I would suggest that they change 8/26 to 7/25 and leave the others as is. Keep those numbers for 6 months until everyone is used to them, and then change 9/27 to 8/26.

A nitpicky post, to be sure, but planes have crashed over smaller details than that.

Remember the Notam system failure last month? There’s a high priority rush job to fix this:

The FAA acknowledges the shortcomings and plans improvements, but acting Administrator Billy Nolen notified House lawmakers Jan. 27 that fixes wouldn’t be fully completed until 2030. Congress first ordered the agency to begin upgrading the Notam system in 2012

That conclusion might be a bit of a hasty hatchet job.

The problem with NOTAM dissemination in Jan was an IT tech botching a server move done without adequate backup. The problem itself was corrected in about 90 minutes. The ripple effects from the disruption during the morning rush hour lasted much of the rest of that day.

The 2030 project is all about a root-and-branch re-thinking of how FAA can keep track of all the real time imperfections and short-term (days-to-weeks) anomalies in all the airports and facilities around the country. And how to package and prioritize that info in ways the user community can get real decision-making value from, not merely be handed a wall of mind-numbing fine print whose sole result is transferring legal liability from FAA onto those users.
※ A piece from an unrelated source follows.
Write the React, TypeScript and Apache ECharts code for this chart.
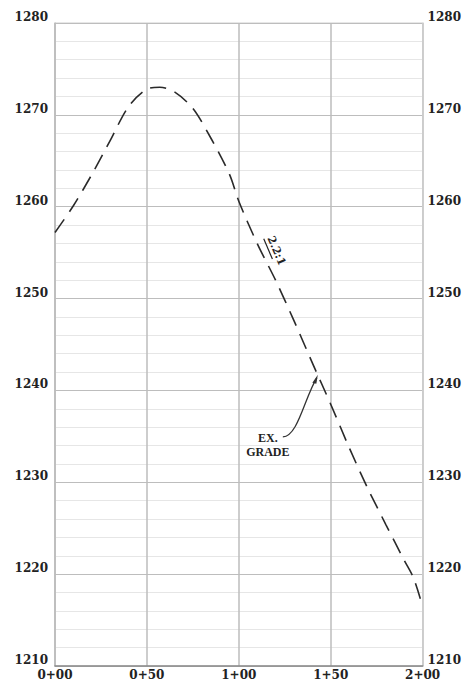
import React, { useEffect, useRef } from "react";
import * as echarts from "echarts";

// Existing grade profile: station (ft) vs elevation (ft)
const stations = [0, 10, 20, 30, 40, 50, 57, 65, 75, 85, 95, 100, 110, 120, 130, 140, 150, 160, 170, 180, 190, 195, 200];
const elevations = [
  1257.2, 1260.1, 1263.5, 1267.2, 1270.9, 1272.8, 1273.0, 1272.5, 1270.7, 1267.4, 1263.5, 1260.6,
  1256.0, 1252.0, 1247.6, 1243.0, 1238.5, 1233.8, 1229.4, 1225.4, 1221.5, 1219.6, 1216.5,
];

const stationTicks = [0, 50, 100, 150, 200];
const stationLabels = ["0+00", "0+50", "1+00", "1+50", "2+00"];
const elevationTicks = [1210, 1220, 1230, 1240, 1250, 1260, 1270, 1280];

const slopeLabel = "2.2:1";
const slopeLabelAt = [120.5, 1255.2];
const gradeLabelLines = ["EX.", "GRADE"];
const gradeArrowAt = [143, 1241.7];

export default function App() {
  const ref = useRef<HTMLDivElement>(null);

  useEffect(() => {
    document.body.style.margin = "0";
    const chart = echarts.init(ref.current!, null, { renderer: "svg" });
    const labelFont = {
      fontFamily: "DejaVu Serif",
      fontSize: 12,
      fontWeight: "bold" as const,
      color: "#222",
    };
    const yMin = elevationTicks[0];
    const yMax = elevationTicks[elevationTicks.length - 1];
    const yStep = elevationTicks[1] - elevationTicks[0];
    const yFmt = (v: number) => (elevationTicks.indexOf(v) >= 0 ? String(v) : "");

    chart.setOption({
      animation: false,
      backgroundColor: "#ffffff",
      grid: {
        left: 55,
        right: 41,
        top: 23,
        bottom: 19,
        show: true,
        borderColor: "#cfcfcf",
        borderWidth: 1,
      },
      xAxis: {
        type: "value",
        min: stationTicks[0],
        max: stationTicks[stationTicks.length - 1],
        interval: stationTicks[1] - stationTicks[0],
        axisLine: { show: true, lineStyle: { color: "#8a8a8a", width: 1.5 } },
        axisTick: { show: false },
        splitLine: { show: true, lineStyle: { color: "#bdbdbd", width: 1.5 } },
        axisLabel: {
          ...labelFont,
          margin: 3,
          formatter: (v: number) => {
            const i = stationTicks.indexOf(v);
            return i >= 0 ? stationLabels[i] : "";
          },
        },
      },
      yAxis: [
        {
          type: "value",
          position: "left",
          min: yMin,
          max: yMax,
          interval: yStep,
          axisLine: { show: true, lineStyle: { color: "#bdbdbd", width: 1.5 } },
          axisTick: { show: false },
          minorTick: { show: false, splitNumber: 5 },
          splitLine: { show: true, lineStyle: { color: "#bdbdbd", width: 1.2 } },
          minorSplitLine: { show: true, lineStyle: { color: "#e6e6e6", width: 1 } },
          axisLabel: { ...labelFont, margin: 7, verticalAlign: "bottom", formatter: yFmt },
        },
        {
          type: "value",
          position: "right",
          min: yMin,
          max: yMax,
          interval: yStep,
          axisLine: { show: true, lineStyle: { color: "#cfcfcf", width: 1.5 } },
          axisTick: { show: false },
          splitLine: { show: false },
          axisLabel: { ...labelFont, margin: 5, verticalAlign: "bottom", formatter: yFmt },
        },
      ],
      series: [
        {
          type: "line",
          yAxisIndex: 0,
          data: stations.map((s, i) => [s, elevations[i]]),
          smooth: 0.3,
          showSymbol: false,
          lineStyle: { color: "#2a2a2a", width: 1.6, type: [16, 9] },
        },
      ],
    });

    const toPx = (pt: number[]) => chart.convertToPixel({ seriesIndex: 0 }, pt) as number[];
    const sl = toPx(slopeLabelAt);
    const tip = toPx(gradeArrowAt);
    const rot = (-66.8 * Math.PI) / 180;

    chart.setOption({
      graphic: [
        {
          type: "group",
          x: sl[0],
          y: sl[1],
          rotation: rot,
          children: [
            {
              type: "text",
              x: 0,
              y: 0,
              style: {
                text: slopeLabel,
                font: "bold 11px 'DejaVu Serif'",
                fill: "#222",
                align: "center",
                verticalAlign: "middle",
              },
            },
            {
              type: "line",
              shape: { x1: -16, y1: 7, x2: 6, y2: 7 },
              style: { stroke: "#222", lineWidth: 1.2 },
            },
          ],
        },
        {
          type: "text",
          x: tip[0] - 50,
          y: tip[1] + 63,
          style: {
            text: gradeLabelLines[0],
            font: "bold 12px 'Liberation Serif'",
            fill: "#222",
            align: "center",
            verticalAlign: "middle",
          },
        },
        {
          type: "text",
          x: tip[0] - 50,
          y: tip[1] + 77,
          style: {
            text: gradeLabelLines[1],
            font: "bold 12px 'Liberation Serif'",
            fill: "#222",
            align: "center",
            verticalAlign: "middle",
          },
        },
        {
          type: "bezierCurve",
          shape: {
            x1: tip[0] - 35,
            y1: tip[1] + 62,
            cpx1: tip[0] - 20,
            cpy1: tip[1] + 62,
            cpx2: tip[0] - 13,
            cpy2: tip[1] + 22,
            x2: tip[0] - 1,
            y2: tip[1] + 3,
          },
          style: { stroke: "#333", lineWidth: 1.3, fill: null },
        },
        {
          type: "polygon",
          shape: {
            points: [
              [tip[0], tip[1]],
              [tip[0] - 5.5, tip[1] + 8],
              [tip[0] - 1.5, tip[1] + 9],
            ],
          },
          style: { fill: "#333" },
        },
      ],
    });

    return () => chart.dispose();
  }, []);

  return (
    <div
      ref={ref}
      style={{ position: "fixed", left: 0, top: 0, width: 464, height: 685, background: "#fff" }}
    />
  );
}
Two very different problems of very different scope with very different timelines for solution.

Here’s something fun coming up:
These guys

are getting very close to flying this thing

The interesting thig to me is they’re going for pure hydrogen fuel cell output direct to the propellor motors. No batteries for backup or peak loads or anything. So no bulky heavy ballast-from-hell problem that battery or hybrid aircraft have.

It remains to be seen if this can work out, but IMO (and I’m NOT an expert on anything about electric aviation) it’s one of the smarter bets out there.
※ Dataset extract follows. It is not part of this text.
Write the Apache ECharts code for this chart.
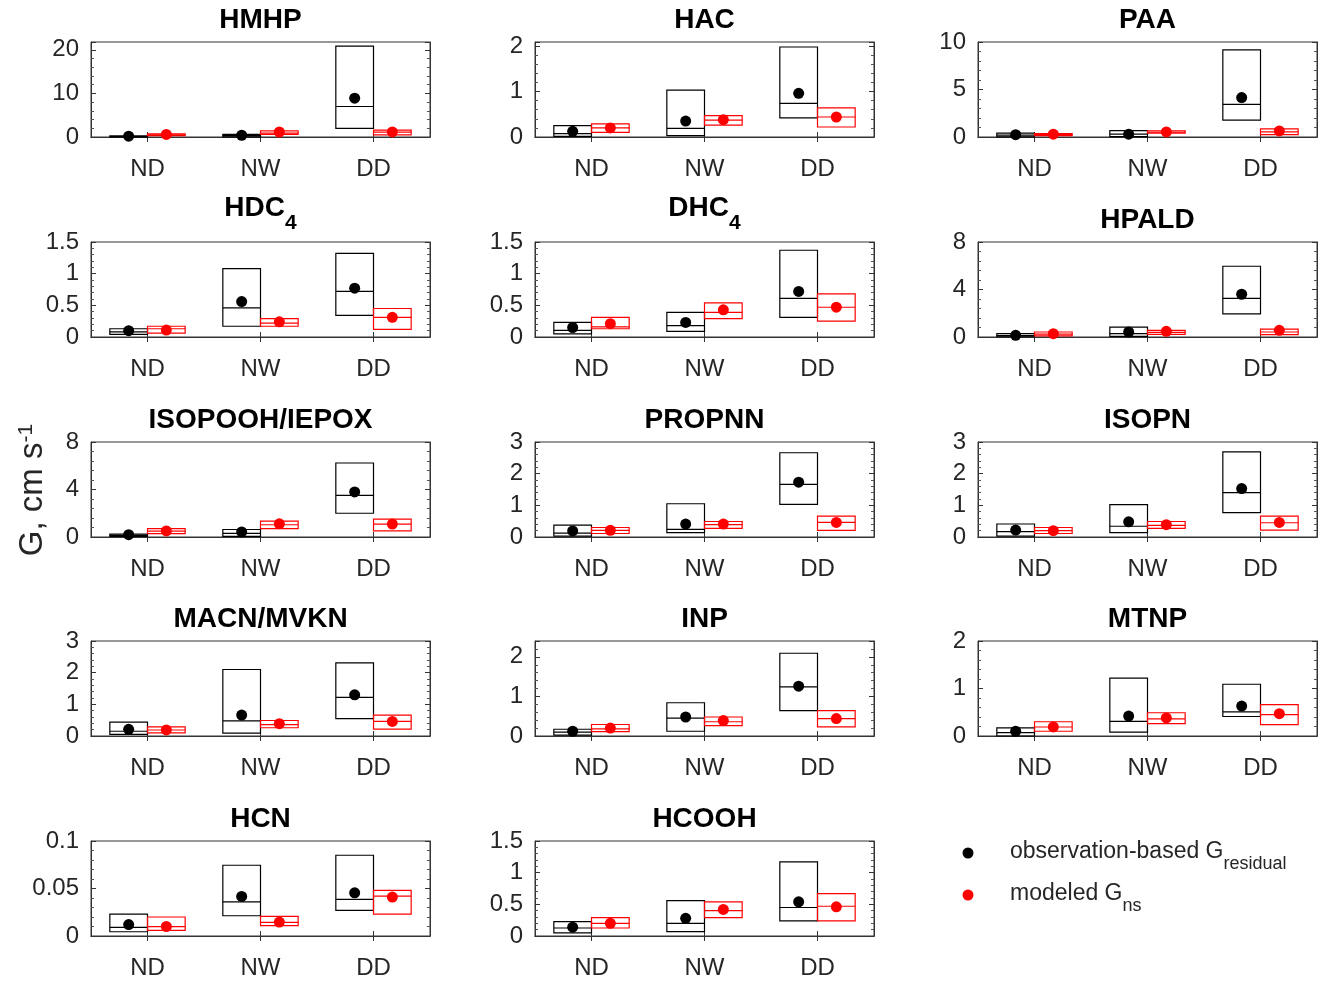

Cirrus Aircraft, maker of high-performance single-engine aircraft, has grounded its SR22 and SR22T models after “an issue” was discovered with its Continental Aerospace engines.

The grounding is for Cirrus-owned and operated aircraft only, but was revealed in an email to all of the types’ owners on 8 February…

“We anticipate Continental to issue a Service Bulletin in the near future, which will detail the specific range of affected aircraft, the root cause of the issue and corrective action,” the company says. “The Continental Service Bulletin will accompany a Cirrus Aircraft Service Advisory notification.”

Why not just designate your airport’s runways as A through Z (I assume there’s no airport with more than 26 runways)? Why peg them to magnetic heading and then have to keep renaming them?